Liberty and Democracy have been trampled upon,” the flier stated, “when native-born Protestant Americans dare to organize to protect one flag, the American flag; one school, the public school; and one language, the English language.

The language of this flier seems awfully familiar given Trump’s recent rhetoric about Latino/a and Muslim Immigrants.

Fred Trump went on to “jumpstart” the campaign of arch-racist Barry Goldwater, where they also got backing from the John Birch Society.  With influence from Roy Cohn, Goldwater went on to develop what was later called the “Southern Strategy,” which plays on Southern racism using “dog whistle” terms to signal to the base.  Cohn went on to become Trump’s “mentor,” and helped him to countersue a group that was suing him for discrimination against African Americans in his business.   Cohn eventually introduced him to Roger Stone, a man who has walked the line between the right-wing of the GOP and Libertarian Party and openly racialist, nativist, and white nationalist movements.
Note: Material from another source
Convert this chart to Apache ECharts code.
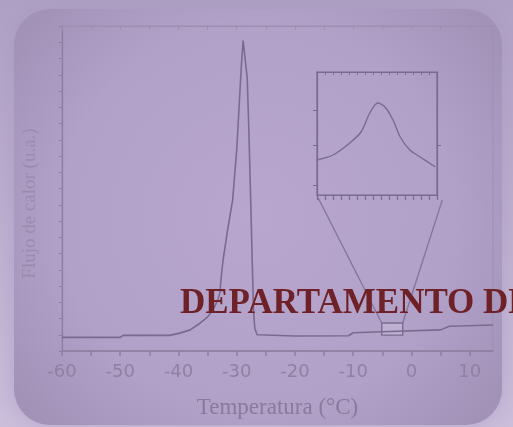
<!DOCTYPE html>
<html>
<head>
  <meta charset="utf-8">
  <script src="https://cdn.jsdelivr.net/npm/echarts@6/dist/echarts.min.js"></script>
  <style>
    html, body { margin: 0; padding: 0; }
    #chart { width: 513px; height: 427px; }
  </style>
</head>
<body>
  <div id="chart"></div>
  <script>
    // main DSC trace
    const temperatura = [-60, -50, -49.5, -41.5, -39.8, -38, -36.5, -35, -34.1, -33.3, -32.9, -32.6, -32.3, -31.5, -30.7, -30, -29.6, -29.2, -28.9, -28.6, -28.2, -27.9, -27.6, -27.3, -27.1, -26.9, -26.5, -20, -10.8, -10, -5, 5, 6.5, 14];
    const flujo = [4.2, 4.2, 4.8, 4.8, 5.5, 6.5, 8.3, 10.5, 12.6, 15.5, 17.8, 24, 28.5, 38, 46.5, 62, 75, 88, 95.5, 95, 84, 67, 46, 25, 12, 7, 5, 4.6, 4.7, 5.6, 5.9, 6.5, 7.6, 8];
    const xLabels = [-60, -50, -40, -30, -20, -10, 0, 10];
    const xTicks = [-60, -55, -50, -45, -40, -35, -30, -25, -20, -15, -10, -5, 0, 5, 10];

    // inset (zoomed region)
    const insetX = [0, 2, 4.1, 5.5, 6.6, 7.6, 8.5, 9.5, 10.4, 11.6, 12.9, 14.8];
    const insetY = [3.5, 4.0, 5.2, 6.3, 8.2, 9.2, 8.8, 7.5, 5.8, 4.5, 3.8, 2.8];
    const insetYTicks = [1, 5, 8.5];

    // zoom box and the two connecting lines
    const zoomBox = [[-5.1, 4.9], [-1.5, 8.6]];
    const zoomLeft = [[-16.1, 47.4], [-5.1, 8.6]];
    const zoomRight = [[5.3, 46.5], [-1.5, 8.6]];

    const lineCol = '#7a6b8e';
    const axisCol = '#8c7da0';

    let mainData = temperatura.map((t, i) => [t, flujo[i]]);
    let insetData = insetX.map((x, i) => [x, insetY[i]]);

    let myChart = echarts.init(document.getElementById('chart'));
    let option = {
      animation: false,
      graphic: [
        {
          type: 'rect', z: -10,
          shape: { x: 0, y: 0, width: 513, height: 427 },
          style: {
            fill: { type: 'linear', x: 0, y: 0, x2: 0, y2: 1,
              colorStops: [{ offset: 0, color: '#ae9fc4' }, { offset: 1, color: '#cbbedb' }] }
          }
        },
        {
          type: 'rect', z: -9,
          shape: { x: 14, y: 9, width: 488, height: 416, r: 36 },
          style: {
            fill: { type: 'radial', x: 0.5, y: 0.5, r: 0.72,
              colorStops: [{ offset: 0, color: '#b8a6ce' }, { offset: 0.65, color: '#b1a0c8' }, { offset: 1, color: '#a292b8' }] },
            shadowBlur: 22, shadowColor: 'rgba(165,150,190,0.6)'
          }
        },
        {
          type: 'text', z: 100,
          style: {
            x: 180, y: 304, text: 'DEPARTAMENTO DE',
            font: 'bold 35px "Liberation Serif"', fill: '#6e2227',
            verticalAlign: 'middle'
          }
        }
      ],
      grid: [
        { left: 62, right: 20, top: 26, bottom: 76, show: true, borderColor: '#9e8fb1', borderWidth: 1 },
        { left: 317, top: 72, width: 120, height: 123, show: true, borderColor: lineCol, borderWidth: 1.2 }
      ],
      xAxis: [
        {
          type: 'value', gridIndex: 0, min: -60, max: 14,
          name: 'Temperatura (°C)', nameLocation: 'middle', nameGap: 45,
          nameTextStyle: { fontFamily: 'Liberation Serif', fontSize: 23, color: '#8a7a9b' },
          axisLine: { onZero: false, lineStyle: { color: axisCol, width: 1.5 } },
          axisTick: { customValues: xTicks, length: 5, lineStyle: { color: axisCol, width: 1.5 } },
          axisLabel: {
            customValues: xLabels, margin: 12, fontFamily: 'DejaVu Sans', fontSize: 18,
            color: v => (v === 10 || v === -60) ? '#b4a5c8' : '#9080a3'
          },
          splitLine: { show: false }
        },
        {
          type: 'value', gridIndex: 0, min: -60, max: 14, position: 'top',
          axisLine: { onZero: false, lineStyle: { color: '#9e8fb1' } },
          axisTick: { customValues: xTicks, inside: true, length: 4, lineStyle: { color: '#9e8fb1' } },
          axisLabel: { show: false }, splitLine: { show: false }
        },
        {
          type: 'value', gridIndex: 1, min: 0, max: 15, interval: 1,
          axisLine: { onZero: false, lineStyle: { color: lineCol, width: 1.2 } },
          axisTick: { length: 5, lineStyle: { color: lineCol, width: 1.2 } },
          axisLabel: { show: false }, splitLine: { show: false }
        },
        {
          type: 'value', gridIndex: 1, min: 0, max: 15, interval: 1, position: 'top',
          axisLine: { onZero: false, lineStyle: { color: lineCol } },
          axisTick: { inside: true, length: 3, lineStyle: { color: lineCol } },
          axisLabel: { show: false }, splitLine: { show: false }
        }
      ],
      yAxis: [
        {
          type: 'value', gridIndex: 0, min: 0, max: 100, interval: 5,
          name: 'Flujo de calor (u.a.)', nameLocation: 'middle', nameGap: 22,
          nameTextStyle: { fontFamily: 'Liberation Serif', fontSize: 19, color: '#9b8bad', padding: [0, 30, 0, 0] },
          axisLine: { show: true, onZero: false, lineStyle: { color: axisCol, width: 1.2 } },
          axisTick: { show: true, length: 3, lineStyle: { color: axisCol } },
          axisLabel: { show: false }, splitLine: { show: false }
        },
        {
          type: 'value', gridIndex: 1, min: 0, max: 12.3,
          axisLine: { show: true, onZero: false, lineStyle: { color: lineCol, width: 1.2 } },
          axisTick: { show: true, customValues: insetYTicks, length: 4, lineStyle: { color: lineCol } },
          axisLabel: { show: false }, splitLine: { show: false }
        },
        {
          type: 'value', gridIndex: 1, min: 0, max: 12.3, position: 'right',
          axisLine: { show: true, onZero: false, lineStyle: { color: lineCol, width: 1.2 } },
          axisTick: { show: true, customValues: [5], length: 4, lineStyle: { color: lineCol } },
          axisLabel: { show: false }, splitLine: { show: false }
        }
      ],
      series: [
        {
          type: 'line', xAxisIndex: 0, yAxisIndex: 0, data: mainData,
          symbol: 'none', lineStyle: { color: lineCol, width: 1.6 },
          markArea: {
            silent: true,
            itemStyle: { color: 'rgba(205,195,220,0.45)', borderColor: lineCol, borderWidth: 1.4 },
            data: [[{ coord: zoomBox[0] }, { coord: zoomBox[1] }]]
          }
        },
        {
          type: 'line', xAxisIndex: 0, yAxisIndex: 0, data: zoomLeft,
          symbol: 'none', lineStyle: { color: '#85769a', width: 1.4 }
        },
        {
          type: 'line', xAxisIndex: 0, yAxisIndex: 0, data: zoomRight,
          symbol: 'none', lineStyle: { color: '#85769a', width: 1.4 }
        },
        {
          type: 'line', xAxisIndex: 2, yAxisIndex: 1, data: insetData, smooth: 0.3,
          symbol: 'none', lineStyle: { color: lineCol, width: 1.4 }
        }
      ]
    };
    myChart.setOption(option);
  </script>
</body>
</html>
Since Donald’s recent misstep on CNN, he has been roundly denounced, even by the GOP establishment.  Joe Scarborough has dropped him entirely with disgust, and Paul Ryan decided to speak up publicly in a press statement.

There has been a lot of talk in the last 24 hours about one of our presidential candidates and his seeming ambivalence about David Duke and the KKK, so let me make it perfectly clear.  That is not the view of Republicans who have been elected to the United States Senate, and I condemn his views in the most forceful way….If a person wants to be the nominee of the Republican Party, there can be no evasion and no games. They must reject any group or cause that is built on bigotry. This party does not prey on people’s prejudices. We appeal to their highest ideals. This is the party of Lincoln…his is fundamental. And if someone wants to be our nominee, they must understand this. I hope this is the last time I need to speak out on this race.

Neither of these men are the bastion of progressive values, so their disgust is a good sign of how far outside of any conventional discourse Donald Trump has become.  With the recent violent stabbing of anti-fascist protesters in Anaheim by California by KKK members, few are willing to accept this tacit support for the KKK that Trump has given.

David Duke has gone to Twitter to continue to support Trump openly, decrying the “corporate media” for distorting his views and libeling Trump.  Donald himself has recently given a speech that his presidency would further criminalize libel, a journalistic dishonesty that is already illegal.  He may have trouble understanding that the reporting on him has actually been straight forward, yet he will not accept that he simply does not look good after ranting and raving on stage.

As votes are being cast today, we are about to learn a lot about what American whites are willing to accept to protect their last vestiges of privilege.  Anti-racist author Tim Wise started his career with an organization fighting David Duke’s two political runs in Louisiana.  After Duke got more than half of the white vote even though the media coverage clearly revealed his open racial politics, Wise said that he had to reckon with what was happening to whites.  He labeled this turn “Dukism,” the ability for these whites to overlook his Nazism.  Anti-fascist writer Alexander Reid Ross has given the current period Trumpism, and has a similar pattern to both David Duke and Pat Buchanan, two people that Trump had previously condemned.  In periods of crisis and strife, working class whites are presented with a choice on how they will deal with the country’s future.

Hopefully, this is not the choice they will make.